Observo, en los mentidores de la calle, que existe una cierta nostalgia por la España bipartidista de los tiempos felipistas. La irrupción de partidos emergentes no ha sido, según algunos politólogos, bien acogida por parte de la ciudadanía. Y no lo ha sido, queridísimos lectores, porque – al parecer – hemos confundido pluralismo con tensión y conflicto. Una democracia multipartidista, como la nuestra, representa un mercado político marcado por la existencia de múltiples cuotas electorales. Cuotas que, a su vez, necesitan puntos de encuentro, o una base de mínimos, para el diseño de hojas de ruta. Más allá de los acuerdos y los pactos, el sistema multipartidista no funciona sin una estructura que lo sostenga. Y esa falta de estructura, o crisis estructural, es la causante – entre otras causas – de la probable vuelta al bipartidismo galdosiano. España ha olvidado la política de pactos de los tiempos de Suárez. Una política de corte estadista donde el interés general primó sobre el particular. Y una política donde el miedo al "partido único" hizo que las fricciones ideológicas pasaran a un segundo plano.
En este país, desde que llegó el multipartidismo, no ha habido un cambio paralelo en las estructuras ideológicas. El modelo mediático que disponemos explica buena parte del fracaso multipartidista. Estamos ante una prensa que reproduce, en sus formatos, a las dos Españas republicanas. Los debates televisivos, por ejemplo, reproducen dos bloques enfrentados. Dos bloques, como les digo, que recuerda a los viejos rifirrafes entre espartanos y atenienses. Esa distribución bipolar impide, en buena parte, la escenificación de los acuerdos en detrimento de los desacuerdos. En pleno siglo XXI, este país carece de grandes pactos en materia de política educativa, sanitaria e igualdad, entre otros. Y no los hay porque se sigue pensando en términos de "turnismo". Y porque se sigue entendiendo la política como un juego de suma cero. Un juego, como les digo, donde lo que gana uno, lo pierde el otro y viceversa. Esta política de trincheras o de patio de colegio impide que se desarrolle un sentimiento de país. Un sentimiento compatible con las "patrias chicas" que coexisten en el seno del territorio peninsular.

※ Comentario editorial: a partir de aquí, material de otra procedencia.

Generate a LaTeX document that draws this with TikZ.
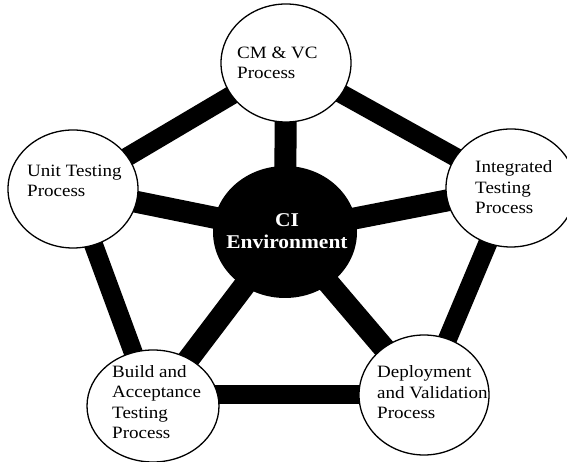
\documentclass[tikz,border=0pt]{standalone}
\usepackage{fontspec}
\setmainfont{Liberation Serif}[FakeStretch=1.1]
\usetikzlibrary{shapes.geometric}
\begin{document}
\begin{tikzpicture}[x=1pt,y=1pt,
  proc/.style={ellipse,draw=black,line width=1.3pt,fill=white,inner sep=0pt,minimum width=130pt,minimum height=118pt},
  hub/.style={ellipse,fill=black,inner sep=0pt,minimum width=144pt,minimum height=132pt},
  ptext/.style={anchor=base west,align=left,inner sep=0pt,font=\fontsize{17.3}{20.5}\selectfont},
  htext/.style={anchor=base,align=center,inner sep=0pt,text=white,font=\fontsize{19.5}{22}\selectfont\bfseries},
  rim/.style={line width=19pt},
  spoke/.style={line width=22pt}]
\useasboundingbox (0,0) rectangle (567,462);
\coordinate (ptop) at (286,399);
\coordinate (punit) at (73,273);
\coordinate (pinteg) at (511,274);
\coordinate (pbuild) at (153,56);
\coordinate (pdeploy) at (424,67);
\coordinate (phub) at (285,230);
% outer ring
\draw[rim] (punit) -- (ptop) -- (pinteg) -- (pdeploy);
\draw[rim] (punit) -- (pbuild);
\draw[rim] (pbuild |- pdeploy) -- (pdeploy);
% spokes
\foreach \p in {ptop,punit,pinteg,pbuild,pdeploy} \draw[spoke] (phub) -- (\p);
% nodes
\node[hub] (hub) at (phub) {};
\node[proc] (top) at (ptop) {};
\node[proc] (unit) at (punit) {};
\node[proc] (integ) at (pinteg) {};
\node[proc,minimum width=132pt,minimum height=112pt] (build) at (pbuild) {};
\node[proc,minimum height=120pt] (deploy) at (pdeploy) {};
% texts (anchor at baseline of last line)
\node[ptext] (ttop) at (237,383) {CM \& VC\\Process};
\node[ptext] (tunit) at (27,265) {Unit Testing\\Process};
\node[ptext] (tinteg) at (475,248) {Integrated\\Testing\\Process};
\node[ptext] (tbuild) at (112,23) {Build and\\Acceptance\\Testing\\Process};
\node[ptext] (tdeploy) at (377,43) {Deployment\\and Validation\\Process};
\node[htext] (thub) at (287,213) {CI\\Environment};
\end{tikzpicture}
\end{document}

El Estado de las Autonomías invita a que persista, y se naturalice de una vez por todas, el multipartidismo. Un multipartidismo como reflejo de una complejidad histórica y geopolítica. El bipartidismo no representa esa amalgama que algunos llamamos España y otros Españas. Ese bipartidismo no es bueno para la salud democrática. Y no lo es porque las legislaturas se convierten en "comida para hoy y hambre para mañana". El turnismo lleva consigo el riesgo del "borrón y cuenta nueva". Y ese baile entre construcción y deconstrucción es sinónimo de inestabilidad y parálisis evolutiva en el medio y largo plazo. Existe, como sabemos, una falta de respeto hacia los logros del adversario político. Una falta de respeto que se pone en evidencia cuando el gobernante de turno es desalojado de su aposento. El multipartidismo implica la consecución de leyes lentas pero duraderas. De leyes como resultado de cesiones y concesiones. Y de leyes policromadas que velan por el interés general. Así las cosas, es importante que España no regrese al país de los rodillos. Importante que el multipartidismo no muera en el intento porque si muere, habremos fracasado como Estado.